The jawans died because their ilk are doing a job that is "no longer needed". So Khajuria went on that lonely journey, his consolation, a personal letter from the governor to his parents, the only civilian official in the entire state to notice the event, and a montage of his funeral on a TV channel. The SOG men didn't even get that: no letters, tributes or thanks from the people who sit in the assembly only because people like Gulzar and Shiraz are ready to die for them. "This is the pattern here. Nobody came to pay respects to Khajuria. It was an all-Army affair, even though he was from Jammu & Kashmir. How many times do leaders here pay homage to dead security personnel? The other day, a policeman was shot dead a few hundred metres from the assembly, but not one politician even mentioned it. It is disheartening," said a security officer.

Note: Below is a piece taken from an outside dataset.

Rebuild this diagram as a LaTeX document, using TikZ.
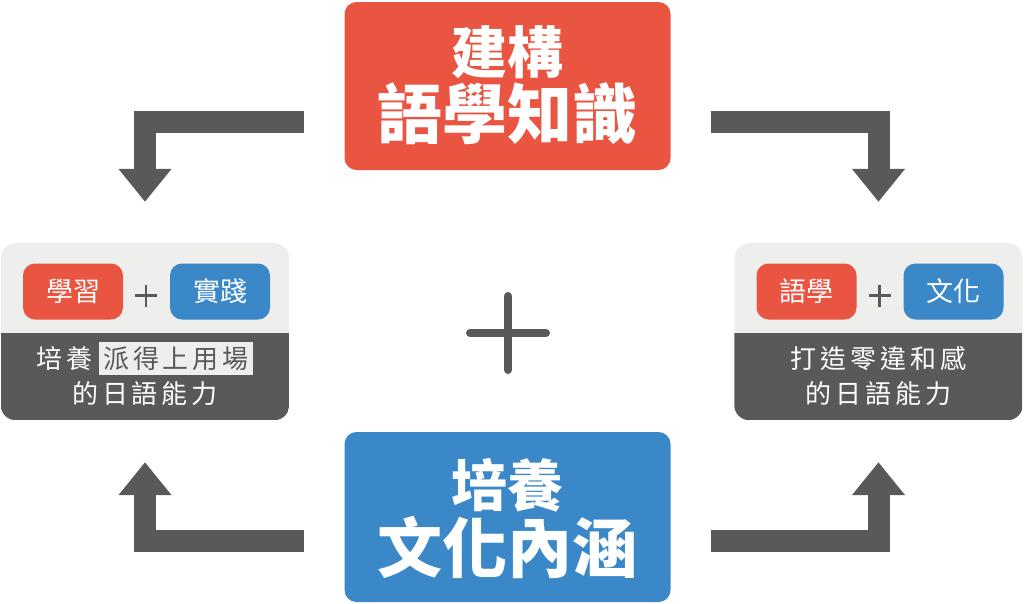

What about the other five young men who died on the ridge in Kupwara, the young boys who left their families in Pakistan for jihad in Kashmir? Their fate was even worse with their identities erased into a collective "five militants". The men and the cause they fight for didn't grieve either. They were buried in hastily dug graves that, maybe, shall one day draw notice. They died without realizing that the "essentially secular and political nature" of the Kashmir cause has no place for Mujahideen. They crossed the LoC without knowing that the Tehreek has now switched to a peaceful phase because Kashmiris have "rejected militancy".

They left their madrassas in Pakistan, to liberate Kashmir for Pakistan, whereas in Kashmir, Pakistan is now seen as a failed state full of "militants". Yet, this war shall continue, as it has for years now, the armymen who man the LoC will continue to die, the Lashkar and the Jaish will continue to send across young boys from poor families to wage jihad, and the graves and the funeral processions will continue to multiply.

And Kashmir will continue to watch impassively, its leaders too scared, too careful to ever let go of their police guards and its people petrified of telling the "mehmaan" Mujahideen, that they have overstayed their welcome. The nine dead have become statistics, each catalogued into a neat separate section. But across three villages in J&K, in a small house in UP, and in five villages across the border in Pakistan, nine women cry for their sons.